* **Problem description**
Repeat the material exactly from its first line to the line that includes "import * as". Skip pictures.

* **Material provided**
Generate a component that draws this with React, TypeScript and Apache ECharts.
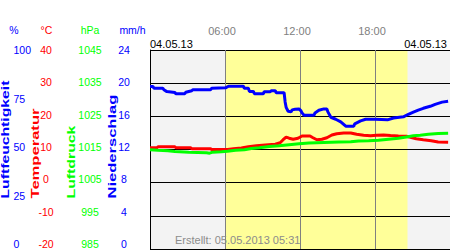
import React, { useEffect, useRef } from "react";
import * as echarts from "echarts";

// ---- data (hours of 04.05.13, value) ----
const humidity: [number, number][] = [
  [0, 81.6], [0.24, 81.6], [0.32, 80.8], [1.03, 80.8], [1.11, 80.0], [1.35, 79.1], [1.99, 78.7],
  [2.07, 78.0], [2.78, 78.0], [2.86, 78.8], [3.34, 79.5], [3.42, 80.0], [4.85, 80.0], [4.93, 80.8],
  [6.04, 81.0], [6.28, 81.8], [7.47, 81.8], [7.55, 80.8], [7.87, 80.8], [7.95, 79.2], [8.27, 79.2],
  [8.35, 78.0], [9.06, 78.0], [9.14, 79.0], [9.62, 79.0], [9.7, 79.5], [10.02, 79.5], [10.1, 78.5],
  [10.73, 78.5], [10.81, 73.9], [10.89, 71.2], [11.05, 69.2], [11.29, 68.9], [11.37, 69.9],
  [11.61, 70.2], [11.92, 70.4], [12.08, 69.4], [12.16, 68.4], [12.32, 67.2], [13.12, 67.2],
  [13.2, 68.4], [13.51, 69.7], [13.91, 70.4], [14.15, 70.4], [14.23, 68.9], [14.47, 66.2],
  [14.86, 65.2], [15.26, 63.9], [15.66, 61.7], [16.3, 61.7], [16.38, 62.9], [16.85, 64.4],
  [17.25, 65.2], [18.04, 65.2], [19.0, 64.9], [19.48, 65.8], [20.27, 66.4], [20.67, 67.7],
  [21.07, 68.8], [21.46, 69.8], [21.86, 70.7], [22.42, 71.7], [22.81, 72.7], [23.37, 73.8],
  [23.85, 74.2],
];

const temperature: [number, number][] = [
  [0, 10.54], [0.56, 10.54], [0.64, 10.84], [1.99, 10.84], [2.07, 10.54], [3.26, 10.54],
  [3.34, 10.24], [4.85, 10.24], [4.93, 10.03], [6.2, 10.03], [6.68, 10.24], [7.31, 10.45],
  [7.87, 10.84], [8.51, 11.14], [9.22, 11.35], [10.02, 11.59], [10.41, 12.04], [10.65, 12.95],
  [10.89, 13.76], [11.13, 13.4], [11.45, 13.1], [11.84, 13.4], [12.16, 14.06], [12.8, 14.06],
  [13.04, 13.55], [13.35, 12.95], [13.75, 13.1], [14.15, 13.55], [14.55, 14.36], [14.94, 14.75],
  [15.5, 14.99], [16.06, 14.99], [16.53, 14.6], [17.09, 14.3], [17.65, 14.15], [18.12, 14.3],
  [18.68, 14.36], [19.24, 14.21], [19.87, 14.06], [20.51, 14.0], [20.83, 13.7], [21.3, 13.25],
  [21.86, 12.95], [22.5, 12.65], [23.05, 12.26], [23.85, 12.2],
];

const pressure: [number, number][] = [
  [0, 1014.94], [0.64, 1014.79], [1.43, 1014.64], [1.99, 1014.43], [3.1, 1014.19], [4.53, 1014.04],
  [4.77, 1013.89], [5.01, 1014.19], [5.72, 1014.34], [6.2, 1014.49], [6.84, 1014.79],
  [7.55, 1014.94], [8.11, 1015.33], [8.74, 1015.54], [9.54, 1015.93], [10.33, 1016.14],
  [11.13, 1016.44], [11.92, 1016.74], [12.72, 1016.95], [13.91, 1017.1], [15.1, 1017.25],
  [16.06, 1017.34], [16.69, 1017.55], [17.49, 1017.64], [18.28, 1017.79], [19.08, 1018.1],
  [19.87, 1018.4], [20.51, 1018.76], [21.07, 1019.15], [21.62, 1019.3], [22.26, 1019.6],
  [23.05, 1019.84], [23.85, 1019.9],
];

const daylight = [6.0, 20.6];

// axis ranges: [min, max, interval]
const hoursRange = [0, 24, 6];
const humidityRange = [0, 100, 25];
const temperatureRange = [-20, 40, 10];
const pressureRange = [985, 1045, 10];
const precipRange = [0, 24, 4];

const dateLeft = "04.05.13";
const dateRight = "04.05.13";
const created = "Erstellt: 05.05.2013 05:31";

const FONT = '"Liberation Sans", Arial, sans-serif';
const BLUE = "#0000ff";
const RED = "#ff0000";
const GREEN = "#00ff00";

function textWidth(text: string, font: string): number {
  const ctx = document.createElement("canvas").getContext("2d");
  if (!ctx) return text.length * 6;
  ctx.font = font;
  return ctx.measureText(text).width;
}

export default function App() {
  const ref = useRef<HTMLDivElement>(null);

  useEffect(() => {
    if (!ref.current) return;
    const chart = echarts.init(ref.current, undefined, { renderer: "svg" });

    const titleFont = 'bold 10px "Liberation Sans", Arial, sans-serif';
    const titles = [
      { text: "Luftfeuchtigkeit", x: 5.3, len: 118, color: BLUE },
      { text: "Temperatur", x: 35.6, len: 90, color: RED },
      { text: "Luftdruck", x: 71.8, len: 73, color: GREEN },
      { text: "Niederschlag", x: 112.4, len: 104, color: BLUE },
    ];

    const headers = [
      { text: "%", x: 14, color: BLUE },
      { text: "°C", x: 46.5, color: RED },
      { text: "hPa", x: 90, color: GREEN },
      { text: "mm/h", x: 132.5, color: BLUE },
    ];

    const graphic: any[] = [
      ...titles.map((t) => ({
        type: "text",
        x: t.x,
        y: 198.5,
        rotation: Math.PI / 2,
        scaleX: t.len / textWidth(t.text, titleFont),
        silent: true,
        style: {
          text: t.text,
          fill: t.color,
          font: titleFont,
          align: "left",
          verticalAlign: "middle",
          textAlign: "left",
          textVerticalAlign: "middle",
        },
      })),
      ...headers.map((h) => ({
        type: "text",
        x: h.x,
        y: 30,
        silent: true,
        style: {
          text: h.text,
          fill: h.color,
          font: `10.5px ${FONT}`,
          align: "center",
          verticalAlign: "middle",
          textAlign: "center",
          textVerticalAlign: "middle",
        },
      })),
      {
        type: "text",
        x: 150,
        y: 43.5,
        silent: true,
        style: {
          text: dateLeft, fill: "#000", font: `11px ${FONT}`,
          align: "left", verticalAlign: "middle", textAlign: "left", textVerticalAlign: "middle",
        },
      },
      {
        type: "text",
        x: 447,
        y: 43.5,
        silent: true,
        style: {
          text: dateRight, fill: "#000", font: `11px ${FONT}`,
          align: "right", verticalAlign: "middle", textAlign: "right", textVerticalAlign: "middle",
        },
      },
      {
        type: "text",
        x: 175,
        y: 240,
        z: 100,
        silent: true,
        style: {
          text: created, fill: "#8c8c8c", font: `11px ${FONT}`,
          align: "left", verticalAlign: "middle", textAlign: "left", textVerticalAlign: "middle",
        },
      },
    ];

    const labelAxis = (range: number[], color: string, align: string, margin: number) => ({
      type: "value",
      gridIndex: 1,
      position: "left",
      offset: 0,
      min: range[0],
      max: range[1],
      interval: range[2],
      axisLine: { show: false },
      axisTick: { show: false },
      splitLine: { show: false },
      axisLabel: {
        show: true, color, align, margin, fontSize: 10.5, fontFamily: FONT,
        formatter: (v: number) => String(v),
      },
    });

    const hiddenAxis = (range: number[]) => ({
      type: "value",
      gridIndex: 0,
      position: "left",
      min: range[0],
      max: range[1],
      interval: range[2],
      show: false,
      splitLine: { show: false },
    });

    chart.setOption({
      animation: false,
      textStyle: { fontFamily: FONT },
      grid: [
        {
          left: 150, top: 50, width: 302, height: 199,
          show: true, backgroundColor: "#f3f3f3", borderWidth: 0,
        },
        { left: 150, top: 50, width: 302, height: 194, show: false },
      ],
      xAxis: [
        {
          type: "value",
          gridIndex: 0,
          position: "top",
          min: hoursRange[0],
          max: hoursRange[1],
          interval: hoursRange[2],
          z: 3,
          axisLine: { show: false },
          axisTick: { show: false },
          axisLabel: {
            show: true,
            color: "#808080",
            fontSize: 11,
            margin: 14,
            padding: [0, 6, 0, 0],
            showMinLabel: false,
            showMaxLabel: false,
            formatter: (v: number) => (v < 10 ? "0" : "") + v + ":00",
          },
          splitLine: { show: true, lineStyle: { color: "#808080", width: 1 } },
        },
        { type: "value", gridIndex: 1, min: 0, max: 24, show: false },
      ],
      yAxis: [
        {
          type: "value",
          gridIndex: 0,
          position: "left",
          min: temperatureRange[0],
          max: temperatureRange[1],
          interval: temperatureRange[2],
          z: 3,
          axisLine: { show: true, lineStyle: { color: "#000", width: 1 } },
          axisTick: { show: false },
          axisLabel: { show: false },
          splitLine: { show: true, lineStyle: { color: "#000", width: 1 } },
        },
        hiddenAxis(humidityRange),
        hiddenAxis(pressureRange),
        labelAxis(humidityRange, BLUE, "left", 136.5),
        labelAxis(temperatureRange, RED, "center", 104),
        labelAxis(pressureRange, GREEN, "center", 60),
        labelAxis(precipRange, BLUE, "center", 26),
      ],
      series: [
        {
          name: "Luftfeuchtigkeit",
          type: "line",
          xAxisIndex: 0,
          yAxisIndex: 1,
          data: humidity,
          showSymbol: false,
          z: 6,
          lineStyle: { color: BLUE, width: 3 },
          itemStyle: { color: BLUE },
          markArea: {
            silent: true,
            itemStyle: { color: "#ffff99" },
            data: [[{ xAxis: daylight[0] }, { xAxis: daylight[1] }]],
          },
        },
        {
          name: "Temperatur",
          type: "line",
          xAxisIndex: 0,
          yAxisIndex: 0,
          data: temperature,
          showSymbol: false,
          z: 6,
          lineStyle: { color: RED, width: 3 },
          itemStyle: { color: RED },
        },
        {
          name: "Luftdruck",
          type: "line",
          xAxisIndex: 0,
          yAxisIndex: 2,
          data: pressure,
          showSymbol: false,
          z: 7,
          lineStyle: { color: GREEN, width: 3 },
          itemStyle: { color: GREEN },
        },
      ],
      graphic,
    });

    return () => chart.dispose();
  }, []);

  return (
    <div
      ref={ref}
      style={{ position: "absolute", left: 0, top: 0, width: 450, height: 250, background: "#fff" }}
    />
  );
}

* **Full answer**
Generate a component that draws this with React, TypeScript and Apache ECharts.
import React, { useEffect, useRef } from "react";
import * as echarts from "echarts";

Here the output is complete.